Ravan and Eddie I was itching to read "Cuckold" as this is a book that Kiran Nagarkar himself considers his masterpiece. In the midst of packing and leaving, I did not have the time to buy or read the book. On subsequent visits to India, we bought up all the latest best sellers (Egypt takes time for new books to be relased due to censorship issues) but sadly the Cuckold lost out in the race to my baggage, primarily because of its size and weight.
Once we moved back to India, this was one of the first books that I picked up. The premise itself had seemed very interesting. A fictionalised biography of Maharaj Kumar of whom little is known except that he was the son of the famous Rana Sangha of Mewar and the husband of Meerabai(hence the title).

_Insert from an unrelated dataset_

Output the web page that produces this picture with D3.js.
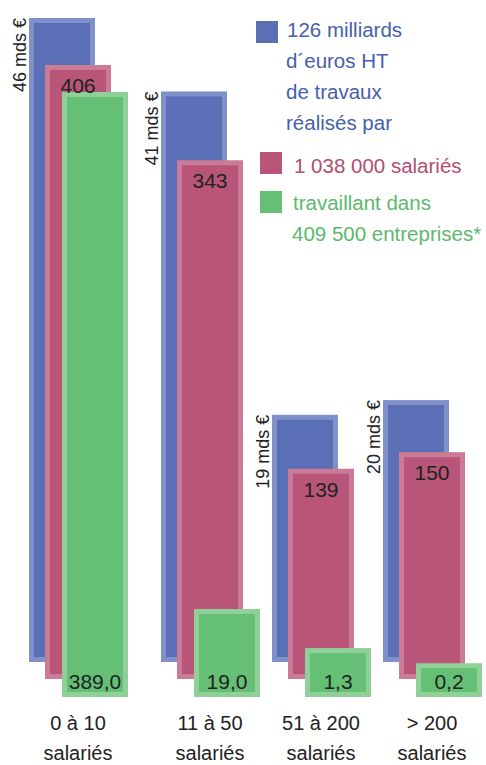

Nagarkar has carried out a lot of research into Rajput history of those times and he sets his story against the backdrop of real events.
Although Nagarkar says "I was writing a novel, not history. I was willing to invent geography and climate, start revolts and epidemics, improvise anecdotes and economic conditions and fiddle with dates. As luck would have it I didnt get a chance to play around too much except in the case of the main protagonist, about whom we know nothing, but the fact that he was born, married and died"

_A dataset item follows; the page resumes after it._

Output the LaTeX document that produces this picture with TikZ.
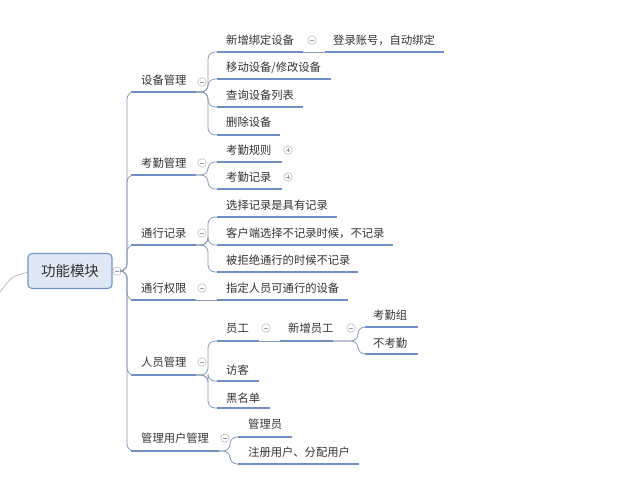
\documentclass[tikz,border=0pt]{standalone}
\usepackage{fontspec}
\setmainfont{Noto Sans CJK SC}
\definecolor{ul}{HTML}{6F8FC6}
\definecolor{cn}{HTML}{8A9BB8}
\definecolor{tx}{HTML}{333333}
\definecolor{rootfill}{HTML}{DFE9F6}
\definecolor{rootdraw}{HTML}{7393C6}
\begin{document}
\begin{tikzpicture}[x=1pt,y=-1pt,
  lbl/.style={anchor=west,inner sep=0pt,text=tx,font=\fontsize{11.3}{13}\selectfont},
  uline/.style={draw=ul,line width=2.4pt},
  conn/.style={draw=cn,line width=0.8pt,rounded corners=7pt},
  tog/.style={circle,draw=gray!60,line width=0.5pt,minimum size=8.5pt,inner sep=0pt,fill=white},
  togm/.style={tog,path picture={\draw[gray!80,line width=0.5pt] ([xshift=-2.2pt]path picture bounding box.center)--([xshift=2.2pt]path picture bounding box.center);}},
  togp/.style={tog,path picture={\draw[gray!80,line width=0.5pt] ([xshift=-2.2pt]path picture bounding box.center)--([xshift=2.2pt]path picture bounding box.center) ([yshift=-2.2pt]path picture bounding box.center)--([yshift=2.2pt]path picture bounding box.center);}}
]
\useasboundingbox[fill=white] (0,0) rectangle (640,488);

% incoming curve
\coordinate (inL) at (0,292);
\draw[gray!55,line width=0.8pt] (inL) .. controls (12,276) .. (29,272);

% root
\node[draw=rootdraw,fill=rootfill,line width=1.1pt,rounded corners=4pt,minimum width=84pt,minimum height=35pt,inner sep=0pt,text=tx,font=\fontsize{14.5}{16}\selectfont] (root) at (70,271) {功能模块};
\node[togm] (troot) at (117,271) {};

% level 1 nodes
\foreach \n/\t/\y in {a/设备管理/80, b/考勤管理/163, c/通行记录/233, d/通行权限/288, e/人员管理/362, f/管理用户管理/438}{
  \node[lbl] (\n) at (141,\y) {\t};
}
\coordinate (a1) at (131,92); \coordinate (a2) at (196,92);
\coordinate (b1) at (131,175); \coordinate (b2) at (196,175);
\coordinate (c1) at (131,245); \coordinate (c2) at (196,245);
\coordinate (d1) at (131,300); \coordinate (d2) at (196,300);
\coordinate (e1) at (131,375); \coordinate (e2) at (196,375);
\coordinate (f1) at (131,451); \coordinate (f2) at (219,451);
\coordinate (trunk) at (127,271);
\foreach \p in {a,b,c,d,e,f}{
  \draw[conn] (troot.east) -- (trunk) |- (\p1);
  \draw[uline] (\p1) -- (\p2);
}
\node[togm] at (202,82) {};
\node[togm] at (202,163) {};
\node[togm] at (202,233) {};
\node[togm] at (202,288) {};
\node[togm] at (202,362) {};
\node[togm] at (225,438) {};

% level 2 under a
\node[lbl] (a_1) at (226,40) {新增绑定设备};
\node[lbl] (a_2) at (226,68) {移动设备/修改设备};
\node[lbl] (a_3) at (226,95) {查询设备列表};
\node[lbl] (a_4) at (226,122) {删除设备};
\coordinate (ja) at (208,92);
\foreach \ys/\xe in {52/303, 79/331, 107/303, 135/280}{
  \draw[conn] (a2) -- (ja) |- (217,\ys);
  \draw[uline] (217,\ys) -- (\xe,\ys);
}
\node[togm] at (312,40) {};
\node[lbl] (a_1_1) at (333,40) {登录账号，自动绑定};
\draw[conn] (303,52) -- (325,52);
\draw[uline] (325,52) -- (444,52);

% level 2 under b
\node[lbl] (b_1) at (226,150) {考勤规则};
\node[lbl] (b_2) at (226,177) {考勤记录};
\coordinate (jb) at (208,175);
\foreach \ys/\xe in {162/282, 189/282}{
  \draw[conn] (b2) -- (jb) |- (217,\ys);
  \draw[uline] (217,\ys) -- (\xe,\ys);
}
\node[togp] at (288,150) {};
\node[togp] at (288,177) {};

% level 2 under c
\node[lbl] (c_1) at (226,205) {选择记录是具有记录};
\node[lbl] (c_2) at (226,233) {客户端选择不记录时候，不记录};
\node[lbl] (c_3) at (226,260) {被拒绝通行的时候不记录};
\coordinate (jc) at (208,245);
\foreach \ys/\xe in {217/337, 245/393, 272/358}{
  \draw[conn] (c2) -- (jc) |- (217,\ys);
  \draw[uline] (217,\ys) -- (\xe,\ys);
}

% level 2 under d
\node[lbl] (d_1) at (226,288) {指定人员可通行的设备};
\draw[conn] (d2) -- (217,300);
\draw[uline] (217,300) -- (348,300);

% level 2 under e
\node[lbl] (e_1) at (226,328) {员工};
\node[lbl] (e_2) at (226,370) {访客};
\node[lbl] (e_3) at (226,398) {黑名单};
\coordinate (je) at (208,375);
\foreach \ys/\xe in {341/259, 381/259, 408/270}{
  \draw[conn] (e2) -- (je) |- (217,\ys);
  \draw[uline] (217,\ys) -- (\xe,\ys);
}
\node[togm] at (266,328) {};
\node[lbl] (e_1_1) at (288,328) {新增员工};
\draw[conn] (259,341) -- (280,341);
\draw[uline] (280,341) -- (333,341);
\node[togm] at (351,328) {};
\node[lbl] (e_1_1_1) at (373,315) {考勤组};
\node[lbl] (e_1_1_2) at (373,343) {不考勤};
\coordinate (je2) at (358,341);
\foreach \ys in {327,354}{
  \draw[conn] (333,341) -- (je2) |- (365,\ys);
  \draw[uline] (365,\ys) -- (418,\ys);
}

% level 2 under f
\node[lbl] (f_1) at (248,424) {管理员};
\node[lbl] (f_2) at (248,452) {注册用户、分配用户};
\coordinate (jf) at (230,451);
\foreach \ys/\xe in {437/292, 464/359}{
  \draw[conn] (f2) -- (jf) |- (238,\ys);
  \draw[uline] (238,\ys) -- (\xe,\ys);
}
\end{tikzpicture}
\end{document}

The period during which Meerabai lived was momentuous. Rana Sangha her Father-in-law had united the in-fighting Rajputs for the first time, Babur was showing interest in conquering Hindoostan, Rana Sangha's kingdom was surrounded by the hostile Lodi Dynasty in Delhi, Muzaffar Shah II in Gujarat and Sultan Mahmud Khalji II of Malwa.

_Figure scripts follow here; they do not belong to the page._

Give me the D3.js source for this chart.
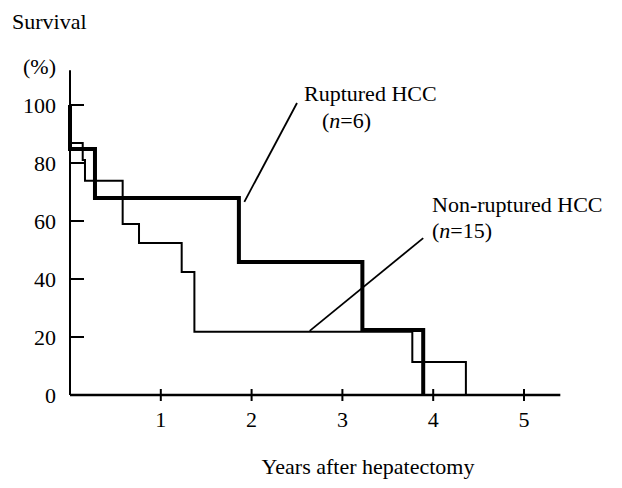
<!DOCTYPE html>
<html>
<head>
<meta charset="utf-8">
<script src="https://cdn.jsdelivr.net/npm/d3@7"></script>
<style>
  body { margin: 0; background: #fff; }
</style>
</head>
<body>
<div id="chart"></div>
<script>
const width = 622;
const height = 488;

// Kaplan-Meier steps (years, % surviving after the step)
const rupturedTimes = [0, 0, 0.275, 1.86, 3.22, 3.89];
const rupturedSurvival = [100, 84.8, 67.9, 45.9, 22.4, 0];

const nonRupturedTimes = [0, 0, 0.14, 0.165, 0.58, 0.76, 1.23, 1.37, 3.77, 4.36];
const nonRupturedSurvival = [100, 86.9, 81, 73.9, 59, 52.4, 42.4, 21.8, 11.4, 0];

const xTicks = [1, 2, 3, 4, 5];
const yTicks = [20, 40, 60, 80, 100];
const yLabels = [0, 20, 40, 60, 80, 100];

const serif = "'Liberation Serif', 'Times New Roman', Times, 'DejaVu Serif', serif";

// scales (pixel ranges fitted to the scan)
const x = d3.scaleLinear().domain([0, 5]).range([70, 524]);
const y = d3.scaleLinear().domain([0, 100]).range([395, 105]);

const svg = d3.select("#chart")
    .append("svg")
    .attr("width", width)
    .attr("height", height)
    .attr("viewBox", [0, 0, width, height])
    .attr("font-family", serif);

// axis lines, the scan runs them past the data range
svg.append("line")
    .attr("x1", x(0)).attr("x2", x(0))
    .attr("y1", y(112)).attr("y2", y(0))
    .attr("stroke", "#000").attr("stroke-width", 2);

svg.append("line")
    .attr("x1", x(0)).attr("x2", x(5.4))
    .attr("y1", y(0)).attr("y2", y(0))
    .attr("stroke", "#000").attr("stroke-width", 2.5);

// y ticks point inward
svg.append("g")
    .selectAll("line")
    .data(yTicks)
    .join("line")
    .attr("x1", x(0)).attr("x2", x(0) + 14)
    .attr("y1", d => y(d)).attr("y2", d => y(d))
    .attr("stroke", "#000").attr("stroke-width", 2);

svg.append("g")
    .attr("font-size", 22)
    .attr("text-anchor", "end")
    .selectAll("text")
    .data(yLabels)
    .join("text")
    .attr("font-family", serif)
    .attr("x", 56)
    .attr("y", d => y(d))
    .attr("dy", "0.35em")
    .text(d => d);

// x ticks cross the axis
svg.append("g")
    .selectAll("line")
    .data(xTicks)
    .join("line")
    .attr("x1", d => x(d)).attr("x2", d => x(d))
    .attr("y1", y(0) - 6).attr("y2", y(0) + 6)
    .attr("stroke", "#000").attr("stroke-width", 2);

svg.append("g")
    .attr("font-size", 22)
    .attr("text-anchor", "middle")
    .selectAll("text")
    .data(xTicks)
    .join("text")
    .attr("font-family", serif)
    .attr("x", d => x(d))
    .attr("y", 427)
    .text(d => d);

// survival curves
const step = d3.line()
    .x(d => x(d[0]))
    .y(d => y(d[1]))
    .curve(d3.curveStepAfter);

svg.append("path")
    .attr("d", step(d3.zip(nonRupturedTimes, nonRupturedSurvival)))
    .attr("fill", "none")
    .attr("stroke", "#000")
    .attr("stroke-width", 2);

svg.append("path")
    .attr("d", step(d3.zip(rupturedTimes, rupturedSurvival)))
    .attr("fill", "none")
    .attr("stroke", "#000")
    .attr("stroke-width", 4)
    .attr("stroke-linejoin", "miter");

// leader lines
svg.append("line")
    .attr("x1", x(2.5)).attr("y1", y(100.7))
    .attr("x2", x(1.92)).attr("y2", y(66.6))
    .attr("stroke", "#000").attr("stroke-width", 1.8);

svg.append("line")
    .attr("x1", x(3.89)).attr("y1", y(54.1))
    .attr("x2", x(2.64)).attr("y2", y(22.1))
    .attr("stroke", "#000").attr("stroke-width", 1.8);

// texts
const label = (tx, ty, parts, anchor) => {
    const t = svg.append("text")
        .attr("x", tx).attr("y", ty)
        .attr("font-family", serif)
        .attr("font-size", 22)
        .attr("text-anchor", anchor || "start");
    parts.forEach(([s, it]) => {
        t.append("tspan")
            .attr("font-style", it ? "italic" : "normal")
            .text(s);
    });
};

label(12, 29, [["Survival"]]);
label(23, 74, [["(%)"]]);
label(304, 101, [["Ruptured HCC"]]);
label(322, 128, [["("], ["n", true], ["=6)"]]);
label(432, 212, [["Non-ruptured HCC"]]);
label(432, 238, [["("], ["n", true], ["=15)"]]);
label(368, 474, [["Years after hepatectomy"]], "middle");
</script>
</body>
</html>
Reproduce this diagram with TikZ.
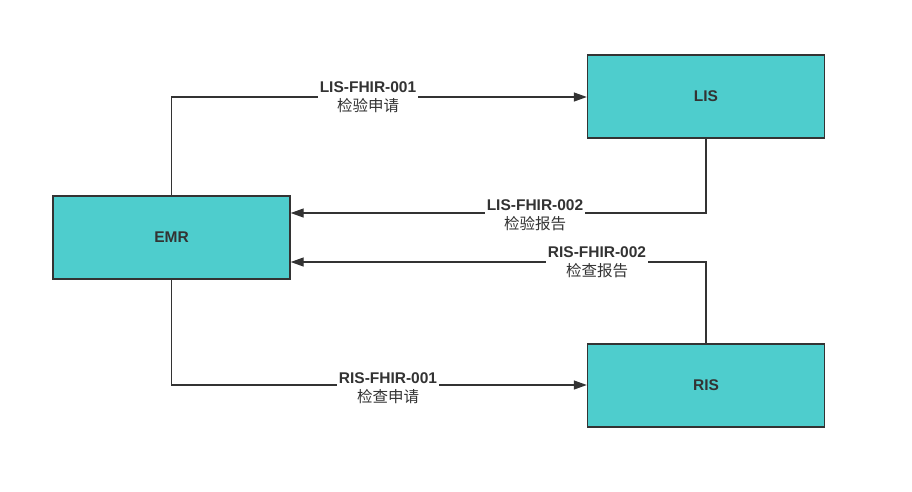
\documentclass[tikz,border=0pt]{standalone}
\usepackage{fontspec}
\setmainfont{Liberation Sans}
\newfontfamily\cjk{Noto Sans CJK SC}
\usetikzlibrary{arrows.meta}
\definecolor{boxfill}{HTML}{4ECDCD}
\definecolor{ink}{HTML}{333333}
\tikzset{
  sysbox/.style={draw=ink, line width=1.4pt, fill=boxfill, minimum width=237pt, minimum height=83pt, inner sep=0pt, font=\fontsize{15.5}{18}\selectfont\bfseries, text=ink},
  conn/.style={draw=ink, line width=1.3pt, -{Triangle[length=13pt,width=9pt]}},
  lbl/.style={fill=white, inner sep=1.5pt, align=center, text=ink, font=\fontsize{15.5}{19}\selectfont}
}
\begin{document}
\begin{tikzpicture}[x=1pt,y=-1pt]
\useasboundingbox[fill=white] (0,0) rectangle (912,491);
\node[sysbox] (emr) at (171.5,237.5) {EMR};
\node[sysbox] (lis) at (706,96.5) {LIS};
\node[sysbox] (ris) at (706,385.5) {RIS};
\coordinate (c1) at (171.5,97);
\coordinate (c2) at (706,213);
\coordinate (c3) at (706,262);
\coordinate (c4) at (171.5,385);
\draw[conn] (emr.north) -- (c1) -- (lis.west |- c1);
\draw[conn] (lis.south) -- (c2) -- (emr.east |- c2);
\draw[conn] (ris.north) -- (c3) -- (emr.east |- c3);
\draw[conn] (emr.south) -- (c4) -- (ris.west |- c4);
\node[lbl] (l1) at (368,97.5) {\textbf{LIS-FHIR-001}\\{\cjk 检验申请}};
\node[lbl] (l2) at (535,215.5) {\textbf{LIS-FHIR-002}\\{\cjk 检验报告}};
\node[lbl] (l3) at (597,262.5) {\textbf{RIS-FHIR-002}\\{\cjk 检查报告}};
\node[lbl] (l4) at (388,388) {\textbf{RIS-FHIR-001}\\{\cjk 检查申请}};
\end{tikzpicture}
\end{document}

Nagarkar has used known incidents and woven them into his tale. His hero Maharaj Kumar is a brave warrior and a forward thinker who plans many grand and innovative schemes like a water and sewage system for the fort, a brilliant tactician who prefers to watch his enemy in action and then plan an attack as opposed to the straight on confrontation preferred by Rajputs of those times, who ultimately becomes a victim of his circumstances.
The book is a wonderful introduction to Rajput history and culture which can reinvigorate interest, in someone who has been inured to history by lacklustre textbooks.
Politics, scheming, spies, romance, affairs, eunuchs, concubines, cheating wives, dancing queens - this novel contains them all. Nagarkar is a wonderful story teller on the lines of the bards of yore. Each characters development is well etched out and their actions become completely believable.
Its a wonder Bollywood has not yet seized on this book. It would be a far more gripping story than Jodhaa Akbar.